The Pendley Saga Timeline:

  • July 29, 2019: William Perry Pendley is delegated authority as de facto director of the Bureau of Land Management.
  • May 5, 2020: Pendley’s last delegation of authority.
  • May 11, 2020: PEER and Western Watershed suit challenged the order.
  • May 22, 2020: Interior officials allow Pendley to craft and sign his own succession order.
  • June 26, 2020: Trump announces intent to nominate Pendley to lead the Bureau.
  • July 20, 2020: Montana Governor Bullock sues Pendley for unlawfully serving.
  • August 15, 2020: White House announces intent to withdrawal Pendley’s nomination.

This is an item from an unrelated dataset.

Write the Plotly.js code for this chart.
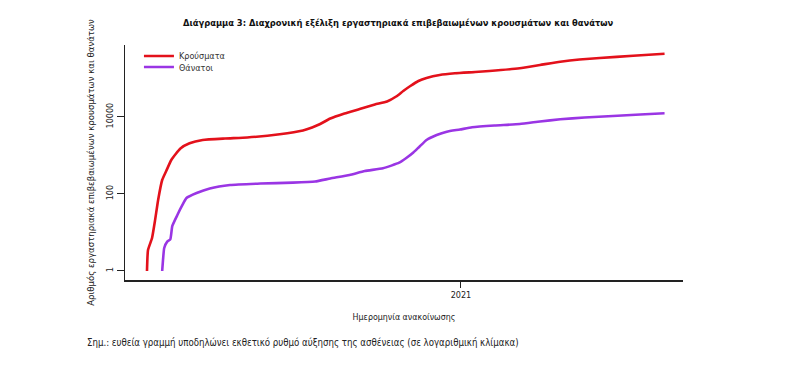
<!DOCTYPE html>
<html>
<head>
<meta charset="utf-8">
<script src="https://cdn.plot.ly/plotly-3.0.1.min.js"></script>
<style>html,body{margin:0;padding:0;background:#fff;}#chart{width:790px;height:380px;}</style>
</head>
<body>
<div id="chart"></div>
<script>
// Cumulative confirmed cases (Κρούσματα)
var casesDates = ['2020-02-26','2020-02-27','2020-03-02','2020-03-05','2020-03-08','2020-03-12','2020-03-16','2020-03-21','2020-03-30','2020-04-08','2020-04-21','2020-05-13','2020-06-04','2020-07-06','2020-07-29','2020-08-07','2020-08-15','2020-08-25','2020-09-08','2020-09-23','2020-10-08','2020-10-20','2020-10-29','2020-11-05','2020-11-12','2020-11-20','2020-11-28','2020-12-11','2020-12-26','2021-01-15','2021-01-29','2021-02-28','2021-03-20','2021-04-09','2021-04-28','2021-05-18','2021-06-20','2021-07-21'];
var casesValues = [1,3.5,7.2,21,70,231,396,764,1520,2075,2530,2765,2935,3555,4455,5335,6580,9140,12330,16140,21130,25280,34060,47330,63800,86100,103000,123300,136500,147600,156700,184200,224300,273200,311700,340700,391000,440600];

// Cumulative deaths (Θάνατοι)
var deathsDates = ['2020-03-12','2020-03-13','2020-03-14','2020-03-17','2020-03-20','2020-03-22','2020-03-27','2020-04-01','2020-04-05','2020-04-15','2020-04-28','2020-05-18','2020-06-17','2020-07-19','2020-08-10','2020-08-25','2020-09-13','2020-09-28','2020-10-16','2020-11-01','2020-11-08','2020-11-15','2020-11-21','2020-11-28','2020-12-08','2020-12-18','2020-12-31','2021-01-12','2021-02-03','2021-02-28','2021-03-20','2021-04-09','2021-05-03','2021-05-31','2021-06-27','2021-07-21'];
var deathsValues = [1,2.2,3.96,5.8,6.6,14.8,28.5,51.8,78.7,106,139,171,187,197,211,253,312,396,465,650,861,1197,1693,2530,3406,4150,4732,5400,6014,6580,7640,8710,9710,10610,11610,12480];

var seriesNames = ['Κρούσματα','Θάνατοι'];
var yTickVals = [1,100,10000];
var yTickText = ['1','100','10000'];
var xTickVals = ['2021-01-01'];
var xTickText = ['2021'];

var FONT = '"DejaVu Sans Condensed", "Liberation Sans", sans-serif';

var traces = [
  {x: casesDates, y: casesValues, name: seriesNames[0], type: 'scatter', mode: 'lines', legend: 'legend',
   line: {color: '#e3111b', width: 2.6, shape: 'spline', smoothing: 0.45}},
  {x: deathsDates, y: deathsValues, name: seriesNames[1], type: 'scatter', mode: 'lines', legend: 'legend2',
   line: {color: '#9a35e4', width: 2.6, shape: 'spline', smoothing: 0.45}}
];

var legendFont = {family: FONT, size: 9, color: '#333'};

var layout = {
  width: 790, height: 380,
  margin: {l: 125, r: 107, t: 45, b: 100},
  paper_bgcolor: '#fff', plot_bgcolor: '#fff',
  font: {family: FONT, size: 9, color: '#222'},
  showlegend: true,
  legend: {x: 0.025, y: 1.015, xanchor: 'left', yanchor: 'top', bgcolor: 'rgba(0,0,0,0)', font: legendFont},
  legend2: {x: 0.025, y: 0.968, xanchor: 'left', yanchor: 'top', bgcolor: 'rgba(0,0,0,0)', font: legendFont},
  title: {text: '<b>Διάγραμμα 3: Διαχρονική εξέλιξη εργαστηριακά επιβεβαιωμένων κρουσμάτων και θανάτων</b>',
          font: {family: FONT, size: 9.3, color: '#111'}, x: 0.504, xanchor: 'center', y: 0.94, yanchor: 'middle', yref: 'container'},
  xaxis: {
    type: 'date', range: ['2020-02-04 07:00', '2021-08-08 05:00'],
    tickvals: xTickVals, ticktext: xTickText, ticks: 'outside', ticklen: 6, tickwidth: 1, tickcolor: '#222',
    showline: true, linecolor: '#222', linewidth: 1.5, showgrid: false, zeroline: false,
    tickfont: {family: FONT, size: 9, color: '#222'},
    title: {text: 'Ημερομηνία ανακοίνωσης', font: {family: FONT, size: 8.8, color: '#222'}, standoff: 14}
  },
  yaxis: {
    type: 'log', range: [-0.234, 5.87],
    tickvals: yTickVals, ticktext: yTickText, tickangle: -90, ticks: 'outside', ticklen: 7, tickwidth: 1, tickcolor: '#222',
    showline: true, linecolor: '#222', linewidth: 1.5, showgrid: false, zeroline: false,
    tickfont: {family: FONT, size: 9, color: '#222'},
    title: {text: 'Αριθμός εργαστηριακά επιβεβαιωμένων κρουσμάτων και θανάτων', font: {family: FONT, size: 9.5, color: '#222'}, standoff: 8}
  },
  annotations: [
    {text: 'Σημ.: ευθεία γραμμή υποδηλώνει εκθετικό ρυθμό αύξησης της ασθένειας (σε λογαριθμική κλίμακα)',
     xref: 'paper', yref: 'paper', x: -0.0717, y: -0.264, xanchor: 'left', yanchor: 'middle', showarrow: false,
     font: {family: FONT, size: 9.6, color: '#222'}}
  ]
};

Plotly.newPlot('chart', traces, layout, {displayModeBar: false, staticPlot: true});
</script>
</body>
</html>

  • September 25, 2020: A District Judge strikes Pendley’s authority and his last 424 days as de facto director citing a GAO investigation into then acting DHS director Chad Wolf.
  • September 29, 2020: Interior needlessly appeals the clear rebuke.
  • October 2, 2020: Bernhardt claims he will crush the hopes and dreams of those challenging the Trump administration’s illegal charade.
  • October 2, 2020: Bernhardt says, “I am exercising all the authority of the director [of the BLM] and I will continue to do that.”
  • October 8, 2020: Pendley says, “I’m still running the bureau… I have always been from day one.”
  • October 13, 2020: Pendley’s westward public relations tour included ignoring the ruling, insulting editors and the news media, and claiming not to be putting any pen to paper.
  • October 16, 2020: A District Judge strikes three industry-favored, illegal Resource
  • Management Plans in Montana and affirms advocates’ right to challenge other decisions made under Pendley’s de facto authority.